If anyone could help me I would be eternally grateful!


----------



## Harry Moles (11 mo ago)

Foreign scholarships and fellowships can be problematic. If you are doing "work" (i.e. research in a lab) rather than merely studying, you can potentially call your DAAD funding "earned income" and use the FEIE to reduce your taxable income to zero. If not, then technically any amount beyond tuition would count as taxable income. This is completely perverse, of course. You'd be paying US tax on a grant that is not taxed by the country that provides it - essentially taking money from German taxpayers and giving Uncle Sam a cut.

My advice is as follows. The IRS only knows what you tell it, so make an executive decision: either the fellowship is earned income wiped out by the FEIE, or the fellowship is not considered taxable income and thus not reported. If this means not filing a return at all because your US-source income falls below the minimum filing threshold, even better.

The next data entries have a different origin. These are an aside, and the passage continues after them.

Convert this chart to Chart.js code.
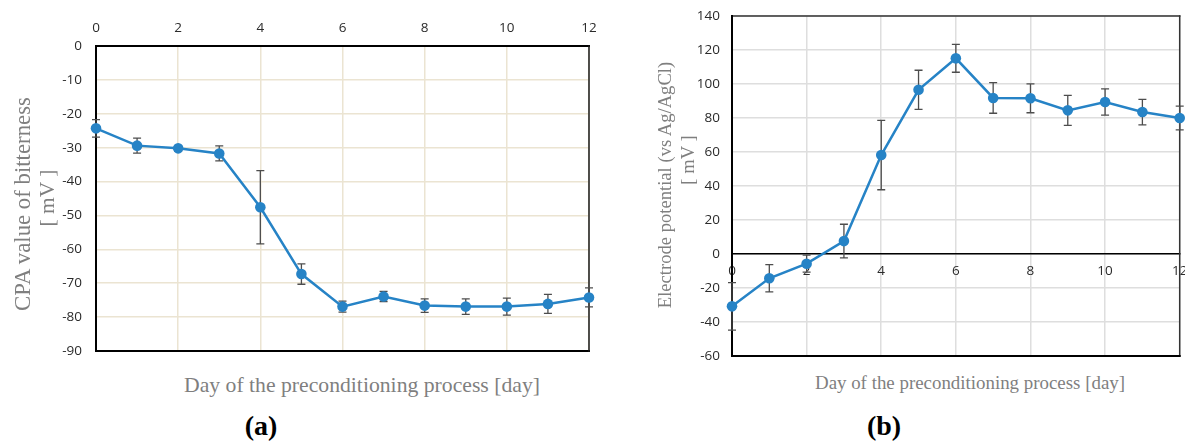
<!DOCTYPE html>
<html>
<head>
<meta charset="utf-8">
<script src="https://cdn.jsdelivr.net/npm/chart.js@4.4.0/dist/chart.umd.min.js"></script>
<style>
html, body { margin: 0; padding: 0; background: #fff; }
body { width: 1185px; height: 441px; overflow: hidden; position: relative; }
canvas { position: absolute; }
.t { position: absolute; white-space: nowrap; font-family: "Liberation Serif", "Times New Roman", serif; color: #7f7f7f; line-height: 1; transform: translate(-50%, -50%); }
.r { transform: translate(-50%, -50%) rotate(-90deg); }
.cap { color: #000; font-weight: bold; }
</style>
</head>
<body>
<canvas id="chartA" width="610" height="360" style="left:0;top:0;width:610px;height:360px"></canvas>
<canvas id="chartB" width="565" height="370" style="left:620px;top:0;width:565px;height:370px"></canvas>

<div class="t r" style="left:23px;top:204px;font-size:22.8px">CPA value of bitterness</div>
<div class="t r" style="left:48px;top:198px;font-size:21.5px">[ mV ]</div>
<div class="t" style="left:362px;top:386px;font-size:21.7px">Day of the preconditioning process [day]</div>
<div class="t cap" style="left:261px;top:426px;font-size:28px">(a)</div>

<div class="t r" style="left:665px;top:185px;font-size:18.6px">Electrode potential (vs Ag/AgCl)</div>
<div class="t r" style="left:688px;top:160px;font-size:18.6px">[ mV ]</div>
<div class="t" style="left:970px;top:383px;font-size:18.9px">Day of the preconditioning process [day]</div>
<div class="t cap" style="left:884px;top:426px;font-size:28px">(b)</div>

<script>
// ---- data ----
const days = [0, 1, 2, 3, 4, 5, 6, 7, 8, 9, 10, 11, 12];
const dayTicks = [0, 2, 4, 6, 8, 10, 12];

const cpaMean = [-24.3, -29.4, -30.2, -31.7, -47.6, -67.3, -76.9, -73.9, -76.6, -76.9, -76.9, -76.1, -74.2];
const cpaErr  = [2.6, 2.2, 0.8, 2.2, 10.8, 3.0, 1.6, 1.5, 2.0, 2.3, 2.5, 2.8, 2.8];
const cpaTicks = [0, -10, -20, -30, -40, -50, -60, -70, -80, -90];

const potMean = [-30.8, -14.3, -5.7, 7.6, 58.2, 96.6, 115.1, 91.8, 91.6, 84.5, 89.4, 83.5, 80.0];
const potErr  = [14.0, 8.0, 5.0, 9.9, 20.4, 11.5, 8.2, 9.0, 8.5, 8.8, 7.7, 7.5, 7.0];
const potTicks = [140, 120, 100, 80, 60, 40, 20, 0, -20, -40, -60];

// ---- plugin: frame + error bars ----
const frameAndErrors = {
  id: 'frameAndErrors',
  beforeDatasetsDraw(chart, args, o) {
    const { ctx, chartArea: a, scales: { x, y } } = chart;
    ctx.save();
    ctx.lineCap = 'square';
    (o.sides || []).forEach(s => {
      ctx.strokeStyle = s.color;
      ctx.lineWidth = s.width;
      ctx.beginPath();
      if (s.side === 'top') { ctx.moveTo(a.left, a.top); ctx.lineTo(a.right, a.top); }
      if (s.side === 'bottom') { ctx.moveTo(a.left, a.bottom); ctx.lineTo(a.right, a.bottom); }
      if (s.side === 'left') { ctx.moveTo(a.left, a.top); ctx.lineTo(a.left, a.bottom); }
      if (s.side === 'right') { ctx.moveTo(a.right, a.top); ctx.lineTo(a.right, a.bottom); }
      ctx.stroke();
    });
    ctx.lineCap = 'butt';
    ctx.strokeStyle = o.errColor;
    ctx.lineWidth = o.errWidth;
    const pts = chart.data.datasets[0].data;
    pts.forEach((p, i) => {
      const e = o.errors[i];
      const px = x.getPixelForValue(p.x);
      const t = y.getPixelForValue(p.y + e);
      const b = y.getPixelForValue(p.y - e);
      ctx.beginPath();
      ctx.moveTo(px, t); ctx.lineTo(px, b);
      ctx.moveTo(px - o.cap, t); ctx.lineTo(px + o.cap, t);
      ctx.moveTo(px - o.cap, b); ctx.lineTo(px + o.cap, b);
      ctx.stroke();
    });
    ctx.restore();
  }
};

const tickFont = { family: 'Open Sans', size: 13.5 };
const tickColor = '#2b2b2b';
const lineColor = '#2683c6';

function dataset(values) {
  return {
    data: days.map((d, i) => ({ x: d, y: values[i] })),
    borderColor: lineColor,
    backgroundColor: lineColor,
    pointBackgroundColor: lineColor,
    borderWidth: 2.5,
    pointRadius: 5.3,
    pointBorderWidth: 0,
    pointHoverRadius: 5.3,
    tension: 0,
    clip: false
  };
}

// ---- chart (a) ----
new Chart(document.getElementById('chartA'), {
  type: 'line',
  data: { datasets: [dataset(cpaMean)] },
  plugins: [frameAndErrors],
  options: {
    responsive: false,
    animation: false,
    devicePixelRatio: 1,
    layout: { padding: { left: 0, top: 0, right: 21, bottom: 9 } },
    plugins: {
      legend: { display: false },
      tooltip: { enabled: false },
      frameAndErrors: {
        errors: cpaErr, errColor: '#4d4d4d', errWidth: 1.3, cap: 4,
        sides: [
          { side: 'top', width: 2, color: '#000' },
          { side: 'left', width: 2, color: '#000' },
          { side: 'bottom', width: 2, color: '#000' },
          { side: 'right', width: 1.5, color: '#1a1a1a' }
        ]
      }
    },
    scales: {
      x: {
        type: 'linear', position: 'top', min: 0, max: 12,
        afterBuildTicks: s => { s.ticks = dayTicks.map(v => ({ value: v })); },
        afterFit: s => { s.height = 46; s.paddingLeft = 0; s.paddingRight = 0; },
        grid: { color: '#ebe4d2', lineWidth: 1.5, drawTicks: false },
        border: { display: false },
        ticks: { padding: 10, font: tickFont, color: tickColor, maxRotation: 0 }
      },
      y: {
        type: 'linear', min: -90, max: 0,
        afterBuildTicks: s => { s.ticks = cpaTicks.map(v => ({ value: v })); },
        afterFit: s => { s.width = 96; s.paddingTop = 0; s.paddingBottom = 0; },
        grid: { color: '#ebe4d2', lineWidth: 1.5, drawTicks: false },
        border: { display: false },
        ticks: { padding: 14, font: tickFont, color: tickColor }
      }
    }
  }
});

// ---- chart (b) ----
new Chart(document.getElementById('chartB'), {
  type: 'line',
  data: { datasets: [dataset(potMean)] },
  plugins: [frameAndErrors],
  options: {
    responsive: false,
    animation: false,
    devicePixelRatio: 1,
    layout: { padding: { left: 0, top: 16, right: 3, bottom: 14 } },
    plugins: {
      legend: { display: false },
      tooltip: { enabled: false },
      frameAndErrors: {
        errors: potErr, errColor: '#4d4d4d', errWidth: 1.3, cap: 4,
        sides: [
          { side: 'top', width: 1.5, color: '#333333' },
          { side: 'right', width: 1.5, color: '#333333' },
          { side: 'left', width: 2, color: '#000' },
          { side: 'bottom', width: 2, color: '#000' }
        ]
      }
    },
    scales: {
      x: {
        type: 'linear', position: { y: 0 }, min: 0, max: 12,
        afterBuildTicks: s => { s.ticks = dayTicks.map(v => ({ value: v })); },
        afterFit: s => { s.paddingLeft = 0; s.paddingRight = 0; },
        grid: { color: '#dedede', lineWidth: 1.5, drawTicks: false },
        border: { display: true, color: '#000', width: 1.5 },
        ticks: { padding: 9, font: tickFont, color: tickColor, maxRotation: 0 }
      },
      y: {
        type: 'linear', min: -60, max: 140,
        afterBuildTicks: s => { s.ticks = potTicks.map(v => ({ value: v })); },
        afterFit: s => { s.width = 112; s.paddingTop = 0; s.paddingBottom = 0; },
        grid: { color: '#dedede', lineWidth: 1.5, drawTicks: false },
        border: { display: false },
        ticks: { padding: 12, font: tickFont, color: tickColor }
      }
    }
  }
});
</script>
</body>
</html>
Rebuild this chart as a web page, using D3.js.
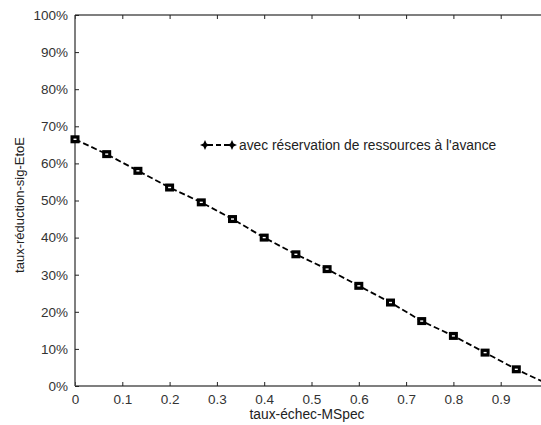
<!DOCTYPE html>
<html><head><meta charset="utf-8">
<script src="https://cdn.jsdelivr.net/npm/d3@7"></script>
<style>body{margin:0;background:#fff}svg{display:block}</style>
</head><body>
<svg id="c" width="541" height="425"></svg>
<script>
const xValues = [0, 0.067, 0.133, 0.2, 0.267, 0.333, 0.4, 0.467, 0.533, 0.6, 0.667, 0.733, 0.8, 0.867, 0.933, 1.0];
const yValues = [66.5, 62.5, 58.0, 53.5, 49.5, 45.0, 40.0, 35.5, 31.5, 27.0, 22.5, 17.5, 13.5, 9.0, 4.5, 0.5];
const xTicks = [0, 0.1, 0.2, 0.3, 0.4, 0.5, 0.6, 0.7, 0.8, 0.9];
const yTicks = [0, 10, 20, 30, 40, 50, 60, 70, 80, 90, 100];
const seriesName = "avec réservation de ressources à l'avance";
const xLabel = "taux-échec-MSpec";
const yLabel = "taux-réduction-sig-EtoE";

const svg = d3.select("#c");
const font = "'Liberation Sans', Arial, sans-serif";
const x = d3.scaleLinear().domain([0, 1]).range([75, 548]);
const y = d3.scaleLinear().domain([0, 100]).range([386, 15]);
const axisColor = "#555";

const gx = svg.append("g").attr("transform", `translate(0,${y(0)})`)
  .call(d3.axisBottom(x).tickValues(xTicks).tickSizeInner(-4).tickSizeOuter(0).tickPadding(8)
    .tickFormat(d => d === 0 ? "0" : d3.format(".1f")(d)));
const gt = svg.append("g").attr("transform", `translate(0,${y(100)})`)
  .call(d3.axisTop(x).tickValues(xTicks).tickSizeInner(-4).tickSizeOuter(0).tickFormat(""));
const gy = svg.append("g").attr("transform", `translate(${x(0)},0)`)
  .call(d3.axisLeft(y).tickValues(yTicks).tickSizeInner(-4).tickSizeOuter(0).tickPadding(7)
    .tickFormat(d => d + "%"));
[gx, gt, gy].forEach(g => {
  g.select(".domain").attr("stroke", axisColor).attr("stroke-width", 1.5);
  g.selectAll(".tick line").attr("stroke", "#222").attr("stroke-width", 1);
  g.selectAll(".tick text").attr("fill", "#333").style("font-family", font).style("font-size", "13.5px");
});
gx.selectAll(".tick text").attr("dy", "0.71em");
gy.select(".domain").attr("d", `M0,${y(0)}V${y(100)}`);
gx.select(".domain").attr("d", `M${x(0)},0H541`);
gt.select(".domain").attr("d", `M${x(0)},0H541`);

const data = xValues.map((v, i) => [v, yValues[i]]);
svg.append("path").datum(data)
  .attr("fill", "none").attr("stroke", "#000").attr("stroke-width", 1.8)
  .attr("stroke-dasharray", "6,3")
  .attr("d", d3.line().x(d => x(d[0])).y(d => y(d[1])));
const m = svg.append("g").selectAll("g").data(data).join("g")
  .attr("transform", d => `translate(${x(d[0])},${y(d[1])})`);
m.append("rect").attr("x", -4.5).attr("y", -4).attr("width", 9).attr("height", 8).attr("fill", "#000");
m.append("rect").attr("x", -1.5).attr("y", -0.7).attr("width", 3).attr("height", 1.4).attr("fill", "#fff");

// legend
const lg = svg.append("g");
lg.append("line").attr("x1", 205).attr("x2", 232).attr("y1", 145).attr("y2", 145)
  .attr("stroke", "#000").attr("stroke-width", 1.8).attr("stroke-dasharray", "5,3").attr("stroke-dashoffset", -3);
const starPath = "M0,-5 L1.6,-1.6 L5,0 L1.6,1.6 L0,5 L-1.6,1.6 L-5,0 L-1.6,-1.6 Z";
[205, 232].forEach(px => lg.append("path").attr("d", starPath).attr("transform", `translate(${px},145)`).attr("fill", "#000"));
lg.append("text").attr("x", 239).attr("y", 150).text(seriesName)
  .attr("fill", "#222").style("font-family", font).style("font-size", "13.8px");

svg.append("text").attr("x", 307).attr("y", 419).attr("text-anchor", "middle")
  .text(xLabel).attr("fill", "#222").style("font-family", font).style("font-size", "13.8px");
svg.append("text").attr("transform", "translate(24,205) rotate(-90)").attr("text-anchor", "middle")
  .text(yLabel).attr("fill", "#222").style("font-family", font).style("font-size", "13px");
</script>
</body></html>
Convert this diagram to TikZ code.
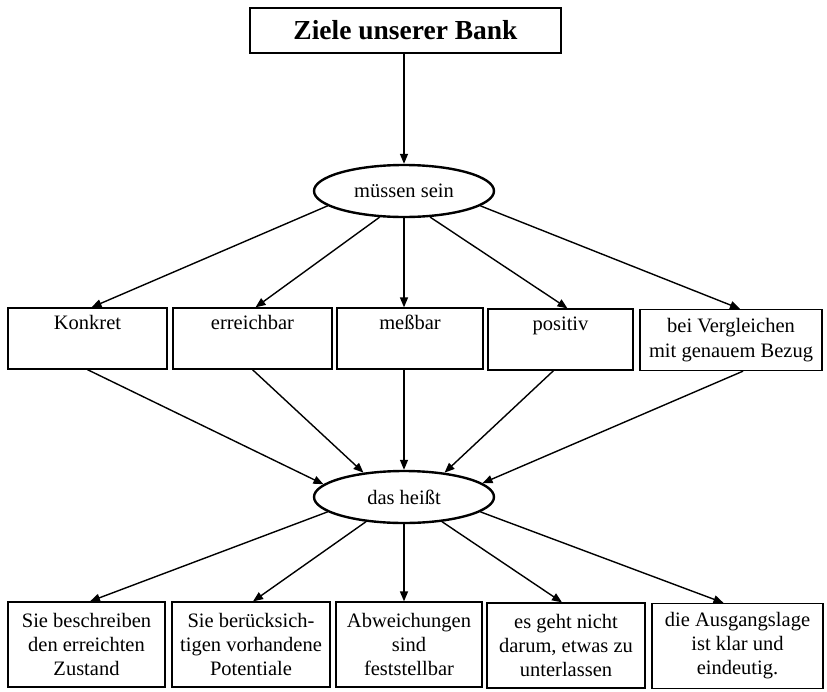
\documentclass[tikz,border=0pt]{standalone}
\usepackage{fontspec}
\setmainfont{Liberation Serif}
\usetikzlibrary{shapes.geometric,arrows.meta}
\begin{document}
\begin{tikzpicture}[x=1pt,y=-1pt,
  txt/.style={font=\fontsize{20.5}{25}\selectfont, align=center, inner sep=0pt},
  headbox/.style={draw, line width=2pt, inner sep=0pt, font=\fontsize{27.5}{30}\selectfont\bfseries},
  toprow/.style={txt, draw, line width=1.3pt, minimum height=61pt},
  botrow/.style={txt, draw, line width=1.3pt, minimum height=85pt, font=\fontsize{20.5}{24}\selectfont},
  oval/.style={txt, draw, ellipse, line width=2.4pt, minimum width=180pt, minimum height=52pt},
  conn/.style={line width=1.4pt, -{Triangle[length=10pt,width=8pt]}}]
\path[fill=white] (0,0) rectangle (827,691);
\useasboundingbox (0,0) rectangle (827,691);

% title and the two ovals
\node[headbox, minimum width=311pt, minimum height=45pt] (title) at (405.5,30.5) {Ziele unserer Bank};
\node[oval] (must) at (404,191) {müssen sein};
\node[oval] (means) at (404,497) {das heißt};

% first row: properties
\node[toprow, minimum width=159pt] (b1) at (87.5,338.5) {Konkret\\\strut};
\node[toprow, minimum width=159pt] (b2) at (252.5,338.5) {erreichbar\\\strut};
\node[toprow, minimum width=146pt] (b3) at (410,338.5) {meßbar\\\strut};
\node[toprow, minimum width=145pt] (b4) at (560.5,339.5) {positiv\\\strut};
\node[toprow, minimum width=182pt] (b5) at (731,340) {bei Vergleichen\\mit genauem Bezug};

% second row: explanations
\node[botrow, minimum width=157pt] (c1) at (86.5,644.5) {Sie beschreiben\\den erreichten\\Zustand};
\node[botrow, minimum width=158pt] (c2) at (251,644.5) {Sie berücksich-\\tigen vorhandene\\Potentiale};
\node[botrow, minimum width=146pt] (c3) at (409,644.5) {Abweichungen\\sind\\feststellbar};
\node[botrow, minimum width=158pt] (c4) at (566,645.5) {es geht nicht\\darum, etwas zu\\unterlassen};
\node[botrow, minimum width=171pt] (c5) at (737.5,646) {die Ausgangslage\\ist klar und\\eindeutig.};

% connectors
\draw[conn] (title.south -| must.north) -- (must.north);

\draw[conn] (must.191) -- ([xshift=4pt]b1.north);
\draw[conn] (must.227) -- ([xshift=3pt]b2.north);
\draw[conn] (must.south) -- (must.south |- b3.north);
\draw[conn] (must.315) -- ([xshift=7pt]b4.north);
\draw[conn] (must.349) -- ([xshift=9pt]b5.north);

\draw[conn] (b1.south) -- (means.171);
\draw[conn] (b2.south) -- (means.149);
\draw[conn] (means.north |- b3.south) -- (means.north);
\draw[conn] ([xshift=-7pt]b4.south) -- (means.31);
\draw[conn] ([xshift=12pt]b5.south) -- (means.10);

\draw[conn] (means.191) -- ([xshift=3.5pt]c1.north);
\draw[conn] (means.213) -- ([xshift=2pt]c2.north);
\draw[conn] (means.south) -- (means.south |- c3.north);
\draw[conn] (means.327) -- ([xshift=-4pt]c4.north);
\draw[conn] (means.349) -- ([xshift=-14pt]c5.north);
\end{tikzpicture}
\end{document}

I can't really speak to state residence rules, but making the income disappear might solve that problem.


----------



## Bevdeforges (Nov 16, 2007)

It depends a bit on which US state you came from - but for some states, the year you move overseas you may have to file a part-year state tax return (i.e. January 1 to the date you moved out of the state/US). Or just file the 2021 state return, but only include the income from the state up until your move date.


----------



## mdlm18 (9 mo ago)

Thank you both for your help!


----------